Entre comédie romantique et thriller poétique, Monsieur Apothéoz, malgré une très bonne impression de départ, nous laisse quelque peu sur notre faim. C’est vraiment pas de chance !
Théo Apothéoz, comme son père et son grand-père avant lui, attire la poisse autour de lui. Quand un Apothéoz est dans les parages, la faucheuse n’est jamais loin… Théo, paralysé par cette malédiction familiale, a choisi de ne rien entreprendre, y compris dans des relations amoureuses. Il paraîtrait que cette poisse, elle a commencé le jour où Grand-papa a quitté son île pour venir travailler sur le continent. La solution au problème se trouverait-elle là-bas ?

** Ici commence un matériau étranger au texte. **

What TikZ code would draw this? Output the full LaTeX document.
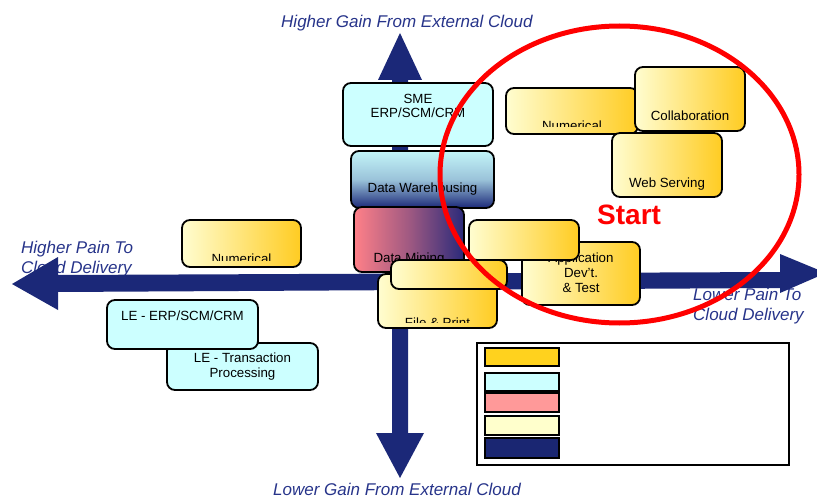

Ce qui saute tout de suite aux yeux dans cet album, c’est indubitablement le graphisme, qui réunit tout ce que j’aime. Un trait semi-réaliste faussement imparfait, tout en ondulations et pourtant très maîtrisé, assorti d’une mise en couleurs aquarellée sublime, centrée autour d’une tonalité marron-orange avec quelques sections entre bleu gris et bleu de minuit (normal, il y a pas mal de scènes nocturnes). Dawid réussit à créer des ambiances vraiment splendides (notamment pour les paysages et les décors villageois ou urbains du livre) qu’on se surprend à mater pendant de longs instants. Cela n’est pas si étonnant car cet artiste, qui semble avoir gardé toute son âme d’enfant, a été le coloriste de plusieurs albums jeunesse, celui-ci étant son premier roman graphique.

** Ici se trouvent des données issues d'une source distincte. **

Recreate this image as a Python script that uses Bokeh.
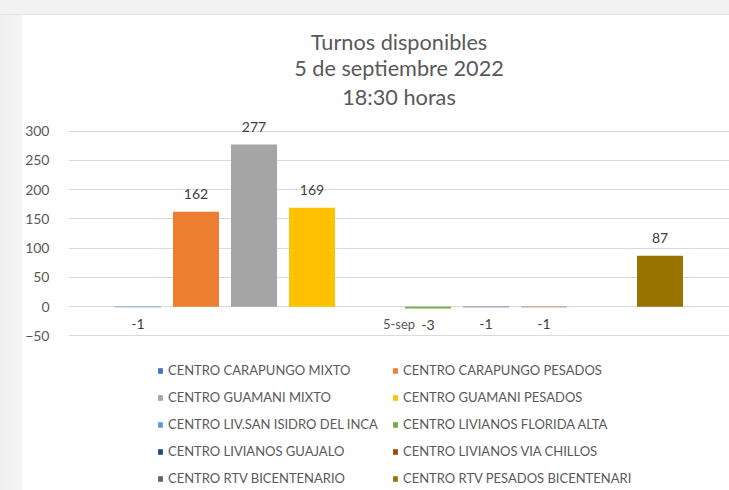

Quant à l’histoire, on a plutôt affaire à une fable tragi-comique qui pour être appréciée, devra être lue sans rechercher une quelconque plausibilité des faits. Le thème, c’est la poisse, la vraie poisse de poissard poussée à l’extrême, la poisse comme un trou noir qui aspire tout ce qui transpire la vie, la poisse toutânkhamonesque transmise sur plusieurs générations. Le jeune Théo, représentant en chef de la dernière génération des Apothéoz, une famille faisant de sa scoumoune un feu d’artifice permanent, se résout avec une certaine résignation à jouer le rôle de chat noir, hésitant ainsi à déclarer sa flamme à celle qu’il aime. Ce qui nous interroge dans cette fable, c’est cette éternelle question : peut-on échapper à son destin ?
On oscille ici entre la comédie noire et la comédie romantique, qu’un drôle de twist très brutal auquel on a un peu de mal à croire, annihile le charme que pouvait recéler cette histoire jusque là. Même si comme je l’ai dit plus haut, on sait qu’il ne faut pas être à cheval sur le réalisme. La farce n’exclut pas la cohérence.
Globalement, on a cette fâcheuse impression d’être à la fois dans le trop et le pas assez, avec des personnages qui manquent de « corps », un curieux mélange des genres, une narration un peu trop élastique et une tension mal dosée, concourant pour finir à susciter l’indifférence du lecteur vis-à-vis du sort des protagonistes. Heureusement, la fin, qui réintègre une certaine dimension poétique, remet un peu l’ensemble à niveau. En conclusion, on ressort un poil frustré de cette lecture, qui avait pourtant du potentiel mais ne se distingue que par son superbe graphisme.